Chris,

I find this a very congenial response:

On 12/11/2012 1:04 PM, Chris Austin-Lane wrote:

Can one's belief in personal ownership be an attachment, a hindrance to the mind's freedom?

No doubt, but I found poverty and concerns about how to provide for my family to have been a much greater distraction.

perhaps we shouldn't argue politics and tax policy here?

Such topics are important, not because we can solve or settle anything here (or elsewhere, for that matter) but rather because Joe, for instance, considers ones views on such matters to be indications of a person's spiritual 'state' ... I do too, but from a very different perspective.

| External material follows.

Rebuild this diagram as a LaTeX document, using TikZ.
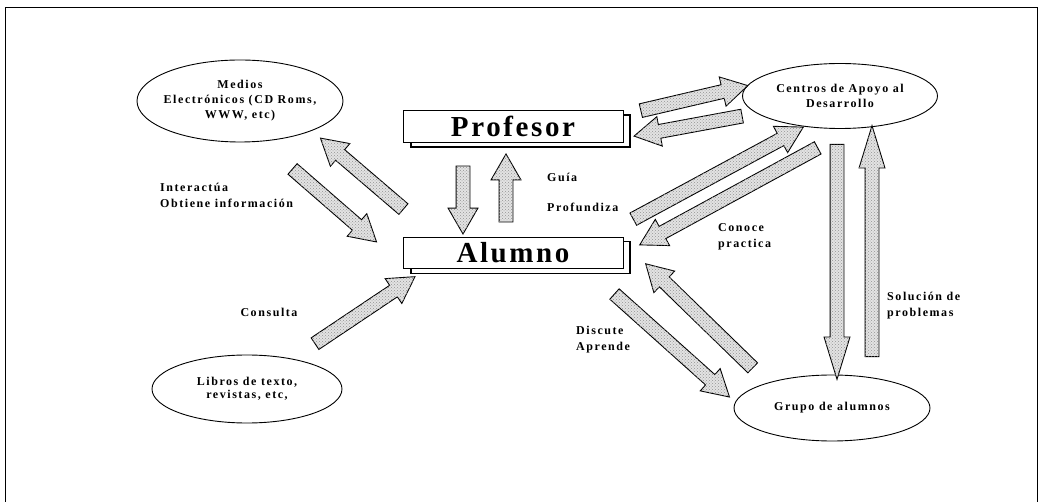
\documentclass[tikz,border=0pt]{standalone}
\usepackage{fontspec}
\setmainfont{Liberation Serif}
\newfontfamily\spaced[LetterSpace=13]{Liberation Serif}
\newfontfamily\bigspaced[LetterSpace=9]{Liberation Serif}
\usetikzlibrary{shapes.geometric,shapes.arrows,patterns,calc}
\tikzset{
  ell/.style={draw, ellipse, line width=0.9pt, inner sep=0pt},
  etext/.style={align=center, inner sep=0pt, font=\spaced\bfseries\fontsize{12}{15}\selectfont},
  lbl/.style={align=left, inner sep=0pt, anchor=west, font=\spaced\bfseries\fontsize{12}{16}\selectfont},
  mainbox/.style={draw, fill=white, line width=0.9pt, minimum width=220pt, minimum height=32pt, inner sep=0pt, font=\bigspaced\bfseries\fontsize{29}{30}\selectfont},
  shadowbox/.style={draw, fill=white, line width=1.6pt, minimum width=219pt, minimum height=32pt, inner sep=0pt},
  barr/.style={draw, line width=0.9pt, single arrow, inner xsep=0pt, inner ysep=6.5pt,
    single arrow head extend=8pt, single arrow tip angle=60, minimum width=0pt,
    fill=gray!22, postaction={pattern=crosshatch dots, pattern color=gray!85}},
  longhead/.style={single arrow tip angle=34, single arrow head extend=6pt},
}
\newcommand\barrow[4][]{%
  \path let \p1=($(#4)-(#3)$), \n1={atan2(\y1,\x1)}, \n2={veclen(\x1,\y1)} in
    node[barr,#1,minimum height=\n2,rotate=\n1] (#2) at ($(#3)!0.5!(#4)$) {};}
\begin{document}
\begin{tikzpicture}[x=1pt,y=-1pt]
\useasboundingbox (0,0) rectangle (1041,502);
% frame
\draw[line width=0.8pt] (5,502) -- (5,7) -- (1037,7) -- (1037,502);

% ellipses
\node[ell, minimum width=206pt, minimum height=82pt] (medios) at (240,101) {};
\node[etext] (mediost) at (medios) {Medios\\Electrónicos (CD Roms,\\WWW, etc)};
\node[ell, minimum width=195pt, minimum height=65pt] (centros) at (840,96) {};
\node[etext] (centrost) at (centros) {Centros de Apoyo al\\Desarrollo};
\node[ell, minimum width=190pt, minimum height=68pt] (libros) at (247,389) {};
\node[etext, font=\spaced\bfseries\fontsize{12}{13}\selectfont] (librost) at (libros) {Libros de texto,\\revistas, etc,};
\node[ell, minimum width=196pt, minimum height=66pt] (grupo) at (832,408) {};
\node[etext] (grupot) at (grupo) {Grupo de alumnos};

% boxes
\node[shadowbox] (profsh) at (520.5,131) {};
\node[mainbox] (profesor) at (513,126) {Profesor};
\node[shadowbox] (alumsh) at (520.5,257.5) {};
\node[mainbox, minimum height=31pt] (alumno) at (513,252.5) {Alumno};

% arrow end points
\coordinate (m1s) at (288,165); \coordinate (m1e) at (372,238);
\coordinate (m2s) at (408,213); \coordinate (m2e) at (325,142);
\coordinate (p1s) at (463,160); \coordinate (p1e) at (463,228);
\coordinate (p2s) at (506,228); \coordinate (p2e) at (506,160);
\coordinate (c1s) at (635,112); \coordinate (c1e) at (742,87);
\coordinate (c2s) at (748,115); \coordinate (c2e) at (640,135);
\coordinate (c3s) at (628,222); \coordinate (c3e) at (798,130);
\coordinate (c4s) at (823,145); \coordinate (c4e) at (645,242);
\coordinate (g1s) at (610,290); \coordinate (g1e) at (725,393);
\coordinate (g2s) at (757,372); \coordinate (g2e) at (650,268);
\coordinate (v1s) at (837,133); \coordinate (v1e) at (837,368);
\coordinate (v2s) at (872,368); \coordinate (v2e) at (872,137);
\coordinate (l1s) at (310,347); \coordinate (l1e) at (410,280);

% arrows
\barrow{am1}{m1s}{m1e}
\barrow{am2}{m2s}{m2e}
\barrow{ap1}{p1s}{p1e}
\barrow{ap2}{p2s}{p2e}
\barrow{ac1}{c1s}{c1e}
\barrow{ac2}{c2s}{c2e}
\barrow{ac3}{c3s}{c3e}
\barrow{ac4}{c4s}{c4e}
\barrow{ag1}{g1s}{g1e}
\barrow{ag2}{g2s}{g2e}
\barrow[longhead]{av1}{v1s}{v1e}
\barrow[longhead]{av2}{v2s}{v2e}
\barrow{al1}{l1s}{l1e}

% labels
\node[lbl] (interact) at (160,195) {Interactúa\\Obtiene información};
\node[lbl] (guia) at (547,177) {Guía};
\node[lbl] (profund) at (547,207) {Profundiza};
\node[lbl] (conoce) at (718,236.5) {Conoce\\practica};
\node[lbl, anchor=center] (consulta) at (269,312) {Consulta};
\node[lbl] (discute) at (576,340) {Discute\\Aprende};
\node[lbl] (solucion) at (887,305.5) {Solución de\\problemas};
\end{tikzpicture}
\end{document}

  reasonable people do disagree about these issues.


Indeed.

Personally I am grateful to have been born into a society that

It is only natural that you approve of a society that fills your rice-bowl; when/if you experience that social order 'sharing' what YOU have earned through doing something other people valued enough to PAY you for, then you may attain a different perspective. All the talk of 'sharing' obfuscates the fact that SOMEBODY had to give up whatever is given by society (and don't forget the waste that manifests itself as such 'side-effects' as wars and millions of people in jail) and the very people (such as Jon Corzine) who ought to have to give up ill-gotten wealth are the last to suffer such extractions. The great bulk of government is paid for by ordinary workers through hidden taxes such as inflation, fuel and sales taxes, and all that sort of thing.